We have M subscript (R of B v) equals B M_v B inverse, so if B equals exp t M_u then we get M subscript (R (exp t M_u) v) equals exp t M_u times M_v times exp of minus t M_u Differentiating with respect to t gives M subscript (R star M_u v) equals d by d t at t=0 of M_u M_v minus M_v M_u by the product rule. Therefore M subscript(R star M_u v) equals M_u bracket M_v, which equals M 2 u cross v, so R star M_u v equals 2 u cross v
Therefore R star M_u is the map which sends v to 2 u cross v. If we write u=(u_1,u_2,u_3) and v=(v_1,v_2,v_3), note that the 3-by-3 matrix 0, minus u_3, u_2, u_3, 0, minus u_1, minus u_2, u_1, 0 applied to the vector v equals the vector u_2 v_2 minus u_3 v_2, u_3 v_1 minus u_1 v_3, u_1 v_2 minus u_2 v_1, which equals u cross v so we have R star of the matrix ix, y + i z, minus y + i z, minus i x equals the 3-by-3 matrix 0, minus 2 z, 2 y, 2 z, 0, minus 2 x, minus 2 y, 2 x, 0.

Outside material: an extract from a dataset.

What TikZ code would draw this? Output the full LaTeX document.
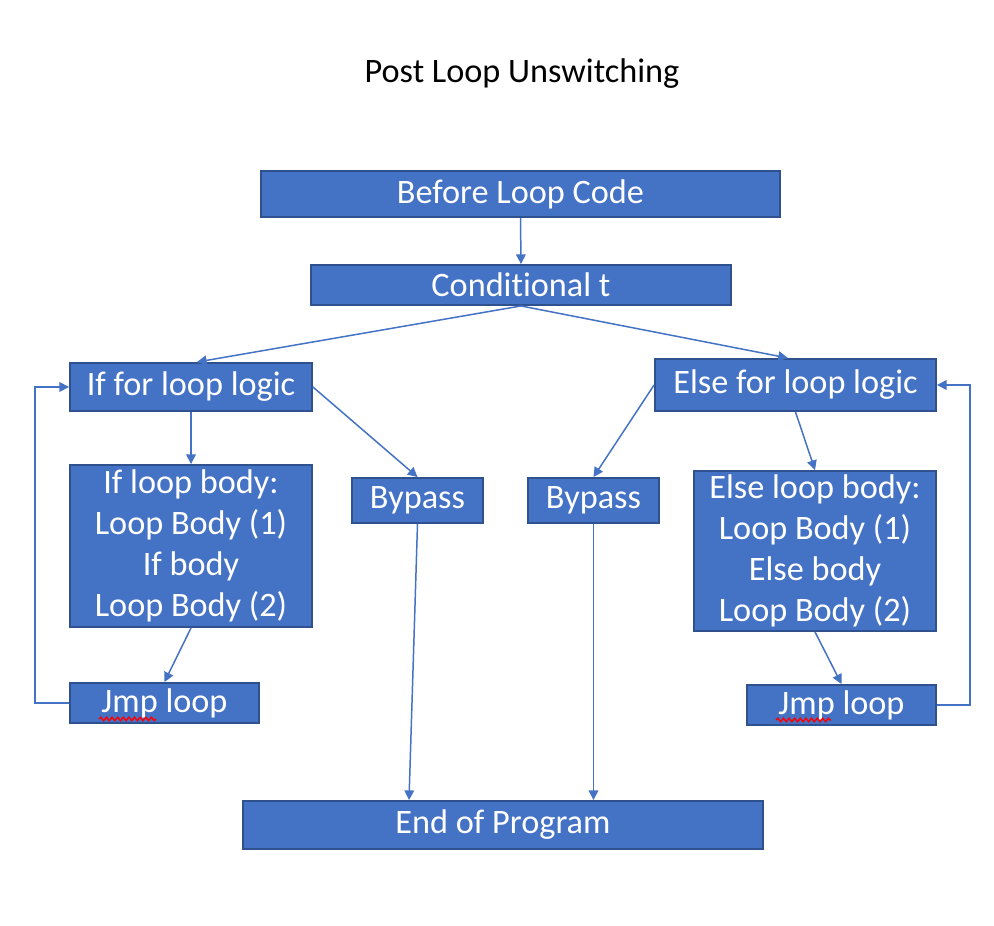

This is a nontrivial example of a Lie algebra homomorphism little s u 2 to little o 3. Even though it's nontrivial, it is easy to write down: it's linear in x, y, and z.
We have this homomorphism R from SU(2) to O(3). This is not an isomorphism. For a start, it only hits the rotations, i.e. the orthogonal transformations with determinant 1 (SO(3) inside O(3)). Even if you think of it as a map SU(2) to SO(3), it's still not an isomorphism: it is 2-to-1. For example, B and minus B both map to the same rotation: B M_v B inverse equals minus B M_v minus B inverse.
At the level of Lie algebras, R star little s u 2 to little s o 3 is an isomorphism: from the 3-by-3 matrix 0, minus 2 z, 2 y, 2 z, 0, minus 2 x, minus 2 y, 2 x, 0. we can figure out x, y and z by dividing by 2, so we know which matrix the matrix ix, y + i z, minus y + i z, minus i x to write down. That is, we have an inverse R star inverse from little s o 3 to little s u 2. However, it doesn't correspond to a Lie group homomorphism SO(3) to SU(2). This is OK because Lie's theorem about exponentiating homomorphisms only applies when the domain is simply-connected, and the group SO(3) is not simply-connected.
We constructed a homomorphism R from SU(2) to O(3). Can you see why R lands in the subset SO(3) of matrices with determinant 1?
Can you prove that little s u 2 is the set of 2-by-2 matrices X such that X transpose equals minus X and trace of X equals 0?